Records provided ::
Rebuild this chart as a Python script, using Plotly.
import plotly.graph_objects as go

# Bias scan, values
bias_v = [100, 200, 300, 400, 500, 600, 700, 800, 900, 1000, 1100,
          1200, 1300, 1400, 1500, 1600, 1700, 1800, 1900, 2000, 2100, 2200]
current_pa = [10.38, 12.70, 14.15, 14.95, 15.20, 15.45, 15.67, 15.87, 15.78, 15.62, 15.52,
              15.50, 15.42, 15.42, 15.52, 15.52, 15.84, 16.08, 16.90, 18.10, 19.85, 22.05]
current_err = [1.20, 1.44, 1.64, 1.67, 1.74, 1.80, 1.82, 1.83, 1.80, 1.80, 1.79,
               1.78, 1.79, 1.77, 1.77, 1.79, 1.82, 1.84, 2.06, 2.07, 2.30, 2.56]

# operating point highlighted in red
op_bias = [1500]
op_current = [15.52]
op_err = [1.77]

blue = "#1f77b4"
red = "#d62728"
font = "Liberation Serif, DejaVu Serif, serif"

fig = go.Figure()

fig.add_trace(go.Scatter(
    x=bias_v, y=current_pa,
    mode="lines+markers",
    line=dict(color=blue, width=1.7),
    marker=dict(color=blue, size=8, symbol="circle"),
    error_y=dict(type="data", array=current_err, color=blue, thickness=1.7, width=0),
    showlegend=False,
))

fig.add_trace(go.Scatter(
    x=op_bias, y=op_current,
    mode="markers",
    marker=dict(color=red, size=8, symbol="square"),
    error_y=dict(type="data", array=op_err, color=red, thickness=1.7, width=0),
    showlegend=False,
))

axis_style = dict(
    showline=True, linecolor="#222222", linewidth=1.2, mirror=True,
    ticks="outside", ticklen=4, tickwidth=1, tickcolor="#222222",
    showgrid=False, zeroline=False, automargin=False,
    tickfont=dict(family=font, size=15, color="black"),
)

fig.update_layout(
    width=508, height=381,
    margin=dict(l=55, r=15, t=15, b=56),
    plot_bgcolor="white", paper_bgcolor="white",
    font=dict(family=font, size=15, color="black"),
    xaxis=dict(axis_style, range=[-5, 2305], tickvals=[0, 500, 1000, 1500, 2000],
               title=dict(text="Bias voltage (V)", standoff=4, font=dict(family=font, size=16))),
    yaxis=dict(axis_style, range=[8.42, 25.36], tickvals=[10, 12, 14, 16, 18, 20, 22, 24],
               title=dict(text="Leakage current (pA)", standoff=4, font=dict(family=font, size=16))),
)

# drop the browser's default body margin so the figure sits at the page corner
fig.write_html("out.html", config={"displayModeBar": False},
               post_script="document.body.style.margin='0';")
--
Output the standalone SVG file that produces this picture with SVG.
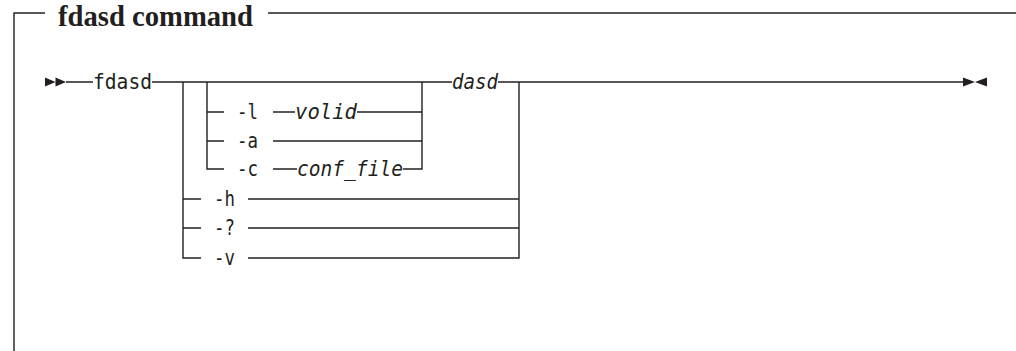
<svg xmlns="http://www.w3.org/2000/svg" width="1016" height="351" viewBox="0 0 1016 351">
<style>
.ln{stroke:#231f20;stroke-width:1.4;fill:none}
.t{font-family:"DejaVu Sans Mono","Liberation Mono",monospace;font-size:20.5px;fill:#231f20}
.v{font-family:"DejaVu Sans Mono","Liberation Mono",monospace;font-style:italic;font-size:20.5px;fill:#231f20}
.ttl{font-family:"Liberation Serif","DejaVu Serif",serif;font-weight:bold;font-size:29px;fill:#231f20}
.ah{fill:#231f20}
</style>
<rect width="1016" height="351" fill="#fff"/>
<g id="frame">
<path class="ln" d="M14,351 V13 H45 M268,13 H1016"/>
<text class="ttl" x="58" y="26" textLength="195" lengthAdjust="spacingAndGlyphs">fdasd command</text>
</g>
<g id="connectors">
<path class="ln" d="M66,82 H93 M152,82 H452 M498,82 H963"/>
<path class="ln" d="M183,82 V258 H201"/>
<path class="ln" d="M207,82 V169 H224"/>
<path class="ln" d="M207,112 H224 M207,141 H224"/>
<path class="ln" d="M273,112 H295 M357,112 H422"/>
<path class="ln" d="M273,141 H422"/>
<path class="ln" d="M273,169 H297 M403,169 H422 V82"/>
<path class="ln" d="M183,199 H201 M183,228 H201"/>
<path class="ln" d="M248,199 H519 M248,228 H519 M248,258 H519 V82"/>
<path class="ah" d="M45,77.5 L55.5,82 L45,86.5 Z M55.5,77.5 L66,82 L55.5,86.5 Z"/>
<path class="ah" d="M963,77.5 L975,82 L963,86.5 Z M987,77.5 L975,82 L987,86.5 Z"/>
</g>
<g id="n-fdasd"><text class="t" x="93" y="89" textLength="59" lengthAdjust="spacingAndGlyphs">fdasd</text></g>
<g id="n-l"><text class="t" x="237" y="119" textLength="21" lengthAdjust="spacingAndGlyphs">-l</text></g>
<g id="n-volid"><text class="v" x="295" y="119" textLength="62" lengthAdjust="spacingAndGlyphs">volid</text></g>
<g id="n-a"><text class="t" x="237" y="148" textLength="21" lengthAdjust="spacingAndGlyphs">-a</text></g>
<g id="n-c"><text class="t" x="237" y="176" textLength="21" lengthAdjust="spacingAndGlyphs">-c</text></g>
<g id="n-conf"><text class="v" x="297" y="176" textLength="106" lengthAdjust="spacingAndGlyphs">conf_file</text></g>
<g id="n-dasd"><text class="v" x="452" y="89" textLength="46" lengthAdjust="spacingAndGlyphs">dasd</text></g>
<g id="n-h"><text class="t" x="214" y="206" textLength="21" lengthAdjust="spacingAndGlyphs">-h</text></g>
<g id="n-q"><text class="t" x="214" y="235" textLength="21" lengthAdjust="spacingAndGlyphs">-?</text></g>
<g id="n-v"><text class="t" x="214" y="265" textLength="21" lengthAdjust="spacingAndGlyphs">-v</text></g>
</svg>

Task directions ::
Above this instruction are the records; retype exactly the lines from the one containing "Rebuild this chart" up to and including the one containing "import plotly.graph_objects as go".

Solution to this exercise ::
Rebuild this chart as a Python script, using Plotly.
import plotly.graph_objects as go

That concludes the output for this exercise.